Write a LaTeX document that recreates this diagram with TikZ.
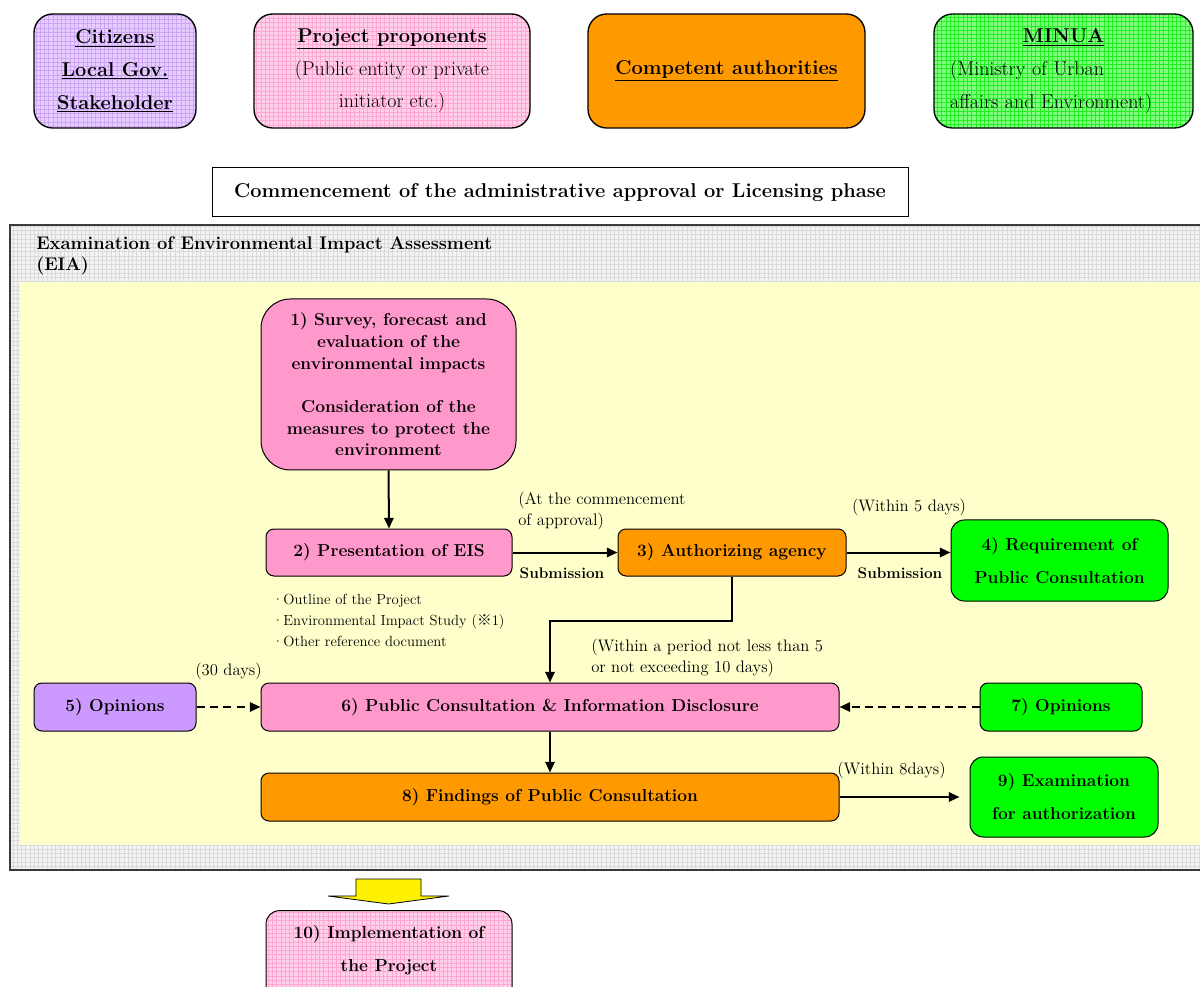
==
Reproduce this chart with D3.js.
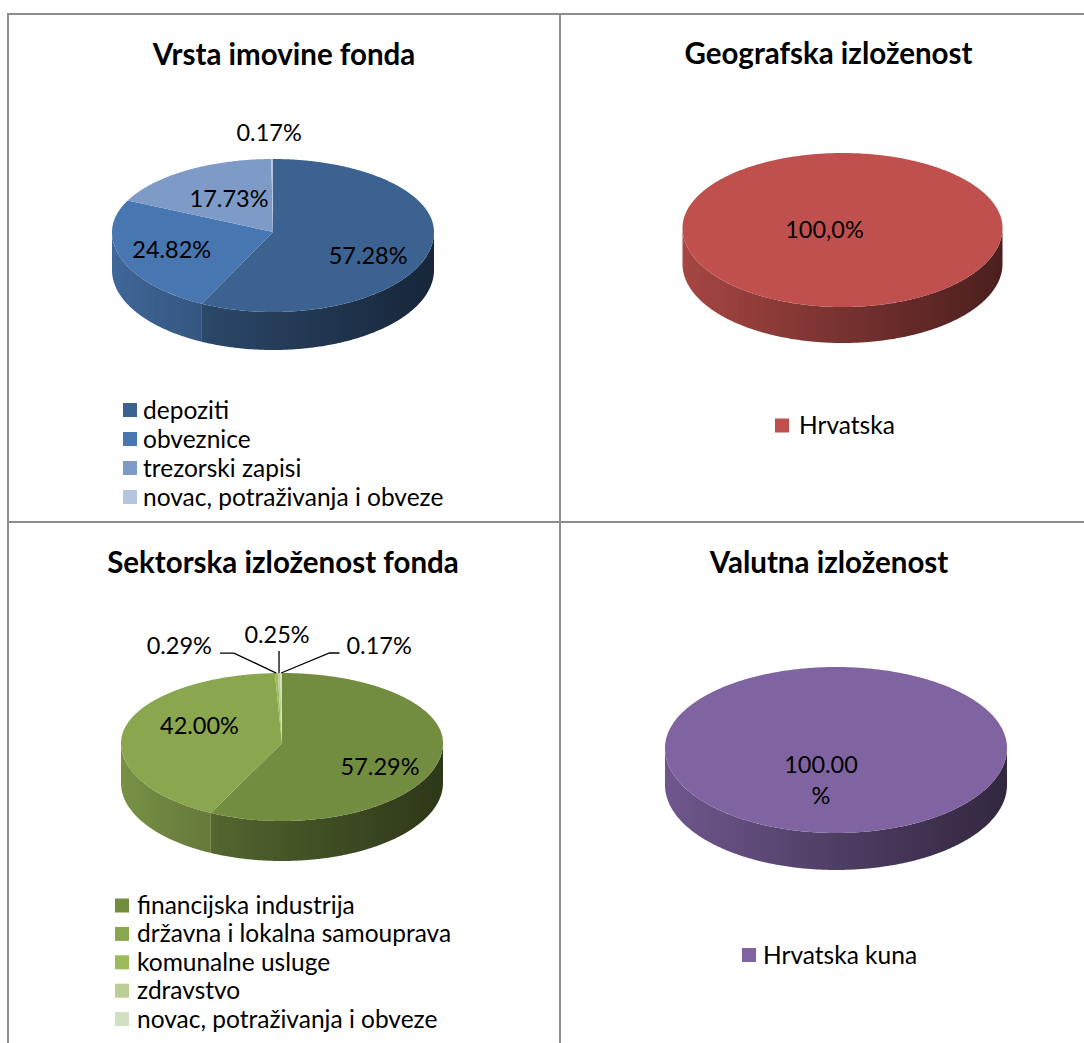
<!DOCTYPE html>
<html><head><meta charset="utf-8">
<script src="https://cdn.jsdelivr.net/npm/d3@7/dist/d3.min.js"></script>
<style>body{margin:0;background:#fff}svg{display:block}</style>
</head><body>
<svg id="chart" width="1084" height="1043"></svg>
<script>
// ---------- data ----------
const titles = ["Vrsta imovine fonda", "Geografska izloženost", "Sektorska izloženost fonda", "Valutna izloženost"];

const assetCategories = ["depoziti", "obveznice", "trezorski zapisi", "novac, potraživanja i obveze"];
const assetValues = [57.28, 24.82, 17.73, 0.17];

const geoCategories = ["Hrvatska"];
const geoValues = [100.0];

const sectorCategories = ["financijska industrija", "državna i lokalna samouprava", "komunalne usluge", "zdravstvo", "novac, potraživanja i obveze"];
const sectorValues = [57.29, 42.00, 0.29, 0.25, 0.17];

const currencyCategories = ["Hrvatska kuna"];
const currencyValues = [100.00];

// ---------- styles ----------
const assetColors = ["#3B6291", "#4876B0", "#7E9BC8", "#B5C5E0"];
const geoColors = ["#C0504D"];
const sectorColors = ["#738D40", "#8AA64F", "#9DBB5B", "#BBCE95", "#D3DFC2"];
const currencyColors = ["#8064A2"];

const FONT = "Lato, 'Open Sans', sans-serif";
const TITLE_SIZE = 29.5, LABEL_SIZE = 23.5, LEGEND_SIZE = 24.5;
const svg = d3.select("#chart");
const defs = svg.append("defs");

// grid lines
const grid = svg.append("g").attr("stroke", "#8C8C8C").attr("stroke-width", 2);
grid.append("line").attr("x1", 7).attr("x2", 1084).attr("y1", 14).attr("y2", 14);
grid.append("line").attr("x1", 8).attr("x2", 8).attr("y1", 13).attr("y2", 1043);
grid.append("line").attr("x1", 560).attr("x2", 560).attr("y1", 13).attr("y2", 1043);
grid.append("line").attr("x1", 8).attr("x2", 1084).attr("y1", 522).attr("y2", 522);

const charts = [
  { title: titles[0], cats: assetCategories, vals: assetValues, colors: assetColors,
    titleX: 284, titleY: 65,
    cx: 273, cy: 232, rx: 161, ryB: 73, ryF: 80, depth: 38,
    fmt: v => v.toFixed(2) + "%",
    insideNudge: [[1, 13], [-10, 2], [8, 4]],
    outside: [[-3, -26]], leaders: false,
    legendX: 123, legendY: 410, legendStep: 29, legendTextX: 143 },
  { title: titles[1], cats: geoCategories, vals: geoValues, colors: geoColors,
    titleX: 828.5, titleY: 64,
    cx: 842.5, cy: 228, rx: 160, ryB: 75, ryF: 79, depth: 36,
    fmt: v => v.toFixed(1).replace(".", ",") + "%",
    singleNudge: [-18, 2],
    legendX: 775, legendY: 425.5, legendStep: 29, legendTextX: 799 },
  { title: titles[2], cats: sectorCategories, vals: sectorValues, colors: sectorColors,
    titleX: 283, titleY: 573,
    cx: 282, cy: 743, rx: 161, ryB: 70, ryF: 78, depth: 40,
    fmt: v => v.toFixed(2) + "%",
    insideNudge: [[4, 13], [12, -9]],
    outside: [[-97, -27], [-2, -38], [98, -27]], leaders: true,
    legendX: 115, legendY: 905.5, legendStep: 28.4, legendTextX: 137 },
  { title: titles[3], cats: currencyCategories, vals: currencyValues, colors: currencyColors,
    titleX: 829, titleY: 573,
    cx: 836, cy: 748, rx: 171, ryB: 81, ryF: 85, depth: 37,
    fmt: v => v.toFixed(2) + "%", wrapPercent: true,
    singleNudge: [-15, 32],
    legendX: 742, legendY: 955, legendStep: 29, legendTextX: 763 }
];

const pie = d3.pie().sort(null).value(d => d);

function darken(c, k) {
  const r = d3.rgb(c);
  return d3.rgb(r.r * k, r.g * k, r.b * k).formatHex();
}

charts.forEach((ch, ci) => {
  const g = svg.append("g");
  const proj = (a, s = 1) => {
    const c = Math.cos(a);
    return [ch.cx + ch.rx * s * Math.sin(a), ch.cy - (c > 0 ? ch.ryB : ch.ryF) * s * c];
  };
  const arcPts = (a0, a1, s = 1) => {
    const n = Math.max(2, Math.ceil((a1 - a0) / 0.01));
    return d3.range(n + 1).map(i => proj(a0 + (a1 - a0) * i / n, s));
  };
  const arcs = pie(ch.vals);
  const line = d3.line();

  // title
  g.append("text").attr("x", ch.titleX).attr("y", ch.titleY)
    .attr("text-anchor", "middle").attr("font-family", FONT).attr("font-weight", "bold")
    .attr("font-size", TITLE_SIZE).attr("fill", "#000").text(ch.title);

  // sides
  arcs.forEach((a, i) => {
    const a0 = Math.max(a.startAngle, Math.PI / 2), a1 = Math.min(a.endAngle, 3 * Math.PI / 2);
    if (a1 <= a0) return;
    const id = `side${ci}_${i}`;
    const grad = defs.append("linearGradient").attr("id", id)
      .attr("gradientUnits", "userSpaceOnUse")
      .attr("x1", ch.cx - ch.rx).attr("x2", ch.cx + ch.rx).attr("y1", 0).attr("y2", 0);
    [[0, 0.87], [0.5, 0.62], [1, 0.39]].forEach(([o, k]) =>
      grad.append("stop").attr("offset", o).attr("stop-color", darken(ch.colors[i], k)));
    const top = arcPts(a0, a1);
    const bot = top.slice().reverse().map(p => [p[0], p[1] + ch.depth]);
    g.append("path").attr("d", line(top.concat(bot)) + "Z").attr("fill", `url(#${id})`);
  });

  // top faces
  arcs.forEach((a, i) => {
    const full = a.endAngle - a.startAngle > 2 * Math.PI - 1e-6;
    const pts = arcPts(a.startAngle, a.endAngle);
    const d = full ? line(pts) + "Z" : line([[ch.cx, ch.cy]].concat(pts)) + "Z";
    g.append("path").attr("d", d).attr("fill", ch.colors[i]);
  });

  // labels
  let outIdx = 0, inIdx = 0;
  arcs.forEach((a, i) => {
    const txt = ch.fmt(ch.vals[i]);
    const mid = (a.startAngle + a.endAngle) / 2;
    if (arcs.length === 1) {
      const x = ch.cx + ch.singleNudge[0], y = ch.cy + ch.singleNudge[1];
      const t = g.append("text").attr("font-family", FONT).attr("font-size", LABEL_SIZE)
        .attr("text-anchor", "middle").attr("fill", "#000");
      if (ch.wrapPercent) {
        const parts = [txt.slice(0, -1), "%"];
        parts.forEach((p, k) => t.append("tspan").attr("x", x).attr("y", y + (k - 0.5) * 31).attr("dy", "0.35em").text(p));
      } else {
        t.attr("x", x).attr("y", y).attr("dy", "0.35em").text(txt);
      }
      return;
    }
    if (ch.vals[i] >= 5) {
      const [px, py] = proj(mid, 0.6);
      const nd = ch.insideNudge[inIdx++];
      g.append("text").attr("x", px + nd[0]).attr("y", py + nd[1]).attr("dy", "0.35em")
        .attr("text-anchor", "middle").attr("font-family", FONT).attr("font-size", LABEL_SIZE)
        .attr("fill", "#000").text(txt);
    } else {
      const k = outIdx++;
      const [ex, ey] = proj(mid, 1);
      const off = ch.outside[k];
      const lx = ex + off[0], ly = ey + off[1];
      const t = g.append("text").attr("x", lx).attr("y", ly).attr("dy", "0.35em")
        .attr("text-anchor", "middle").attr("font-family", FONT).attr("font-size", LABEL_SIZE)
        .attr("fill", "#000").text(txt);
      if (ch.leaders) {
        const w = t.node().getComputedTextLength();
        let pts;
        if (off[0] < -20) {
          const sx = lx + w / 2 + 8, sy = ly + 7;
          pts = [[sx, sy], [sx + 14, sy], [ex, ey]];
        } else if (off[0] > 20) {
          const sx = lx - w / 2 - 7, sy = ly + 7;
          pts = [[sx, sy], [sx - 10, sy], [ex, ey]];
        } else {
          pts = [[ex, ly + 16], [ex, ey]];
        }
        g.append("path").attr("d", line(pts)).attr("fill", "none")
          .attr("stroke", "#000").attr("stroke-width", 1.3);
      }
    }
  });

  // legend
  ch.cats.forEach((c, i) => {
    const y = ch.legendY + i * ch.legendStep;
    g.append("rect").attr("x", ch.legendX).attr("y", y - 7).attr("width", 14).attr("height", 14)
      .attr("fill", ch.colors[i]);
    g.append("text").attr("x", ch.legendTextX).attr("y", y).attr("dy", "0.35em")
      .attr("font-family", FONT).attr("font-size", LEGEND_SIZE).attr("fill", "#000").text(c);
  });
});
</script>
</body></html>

* [What to produce] Give nothing but the count of lines in the listing above that hold the string "this".

* [Exercise solution] 2